September 21, 2022 02:27 AM ET


By: AnalysisWatch


The EUR/USD currency pair remains in retreat for the second consecutive day as risk aversion deepens in the market during the FED day. In addition to market concerns ahead of the Federal Open Market Committee (FOMC) meeting, escalating geopolitical concerns over Russia are also weighing on the major currency pair.


In a much-delayed televised speech, Putin said: "I say to the West, we have many weapons with which we can respond. This is not bluffing. " In addition to direct threats to the West, Putin also mentioned that Russia would take the necessary steps to defend its sovereignty.

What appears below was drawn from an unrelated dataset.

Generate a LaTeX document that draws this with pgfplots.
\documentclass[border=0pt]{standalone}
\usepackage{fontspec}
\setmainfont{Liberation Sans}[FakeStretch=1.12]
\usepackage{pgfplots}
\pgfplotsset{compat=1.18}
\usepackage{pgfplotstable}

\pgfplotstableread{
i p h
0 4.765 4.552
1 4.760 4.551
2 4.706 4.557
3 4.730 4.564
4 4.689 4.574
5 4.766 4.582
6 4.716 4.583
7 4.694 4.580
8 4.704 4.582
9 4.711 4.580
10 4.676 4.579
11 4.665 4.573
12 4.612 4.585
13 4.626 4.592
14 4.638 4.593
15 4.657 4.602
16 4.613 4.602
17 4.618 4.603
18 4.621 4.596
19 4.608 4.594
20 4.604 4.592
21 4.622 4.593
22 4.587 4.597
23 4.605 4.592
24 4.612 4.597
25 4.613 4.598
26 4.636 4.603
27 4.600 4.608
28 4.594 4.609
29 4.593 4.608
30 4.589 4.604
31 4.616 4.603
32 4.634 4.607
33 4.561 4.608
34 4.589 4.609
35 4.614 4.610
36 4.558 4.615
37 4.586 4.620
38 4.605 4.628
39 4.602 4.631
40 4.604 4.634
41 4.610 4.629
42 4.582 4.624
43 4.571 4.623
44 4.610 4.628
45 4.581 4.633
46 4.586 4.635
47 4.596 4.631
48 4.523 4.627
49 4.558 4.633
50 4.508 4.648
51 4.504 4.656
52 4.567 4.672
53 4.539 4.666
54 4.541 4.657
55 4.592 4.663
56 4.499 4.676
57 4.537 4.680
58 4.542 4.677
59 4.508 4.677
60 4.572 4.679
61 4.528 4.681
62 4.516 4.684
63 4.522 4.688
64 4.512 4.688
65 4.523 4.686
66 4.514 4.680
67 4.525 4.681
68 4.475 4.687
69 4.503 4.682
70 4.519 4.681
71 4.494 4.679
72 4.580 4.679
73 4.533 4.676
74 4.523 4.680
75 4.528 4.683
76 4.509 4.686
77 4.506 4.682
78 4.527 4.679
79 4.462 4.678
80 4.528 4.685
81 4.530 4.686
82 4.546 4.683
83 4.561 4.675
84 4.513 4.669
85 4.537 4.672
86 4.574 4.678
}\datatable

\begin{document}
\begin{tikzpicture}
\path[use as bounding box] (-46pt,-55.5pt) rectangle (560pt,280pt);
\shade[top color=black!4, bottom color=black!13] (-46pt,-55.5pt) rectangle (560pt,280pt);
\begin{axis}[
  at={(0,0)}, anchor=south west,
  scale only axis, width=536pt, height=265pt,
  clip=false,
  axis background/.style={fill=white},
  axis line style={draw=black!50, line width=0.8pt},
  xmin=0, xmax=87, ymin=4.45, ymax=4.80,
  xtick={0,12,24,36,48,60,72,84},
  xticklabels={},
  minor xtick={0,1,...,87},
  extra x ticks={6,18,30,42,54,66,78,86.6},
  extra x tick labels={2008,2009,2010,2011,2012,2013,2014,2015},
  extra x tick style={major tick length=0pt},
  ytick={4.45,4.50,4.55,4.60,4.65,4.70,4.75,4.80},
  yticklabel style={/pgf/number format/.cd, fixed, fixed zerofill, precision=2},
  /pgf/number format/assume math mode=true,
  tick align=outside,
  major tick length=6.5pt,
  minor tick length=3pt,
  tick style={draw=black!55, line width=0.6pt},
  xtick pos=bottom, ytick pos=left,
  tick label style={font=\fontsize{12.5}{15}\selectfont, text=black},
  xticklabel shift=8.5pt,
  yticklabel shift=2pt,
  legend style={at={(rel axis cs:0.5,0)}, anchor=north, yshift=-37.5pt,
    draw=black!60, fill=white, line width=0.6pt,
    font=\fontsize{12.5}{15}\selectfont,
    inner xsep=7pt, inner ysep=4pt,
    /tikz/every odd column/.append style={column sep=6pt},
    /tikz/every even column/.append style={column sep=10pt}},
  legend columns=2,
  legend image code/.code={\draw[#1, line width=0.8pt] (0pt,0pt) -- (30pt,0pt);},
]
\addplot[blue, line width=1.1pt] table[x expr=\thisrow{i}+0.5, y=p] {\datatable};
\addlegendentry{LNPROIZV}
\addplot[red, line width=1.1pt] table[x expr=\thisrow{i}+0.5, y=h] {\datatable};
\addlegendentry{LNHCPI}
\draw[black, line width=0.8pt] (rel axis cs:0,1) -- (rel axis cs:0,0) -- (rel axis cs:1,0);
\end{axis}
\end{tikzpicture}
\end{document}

The same raises market concerns about further geopolitical tensions between the West and Moscow, which, in turn, are likely to hurt the eurozone the most, given its proximity to Ukraine and Russia's recent sanctions. Meanwhile, headlines suggesting US Senators' demand for secondary sanctions on Russian oil also appear to be challenging the market's appetite for risk.


It is worth noting that risk aversion is driving the US Dollar Index (DXY) towards the one-year high recorded at the beginning of the month, which was up 0.23% to near 110.41 at the end of the day. In doing so, the greenback's index against the six major currencies ignores the recent pullback in US Treasury yields while respecting the Fed's hawkish bets.


However, the ten-year US Treasury yield has fallen from an 11-year high, while its two-year counterpart has fallen from a 15-year high. Risk aversion is also reflected in Western equity futures and Asia-Pacific equities.


Moving on, the ECB's non-monetary meeting announcement and comments from ECB Vice President Luis de Guindos could offer immediate direction to the EUR/USD pair.


However, the main focus will be on how the Fed manages to keep the DXY bulls' hopes alive after the 0.75% rate hike announcement, which is already priced in. In this regard, the Fed's economic forecasts and Fed Chairman Jerome Powell's speech will be key.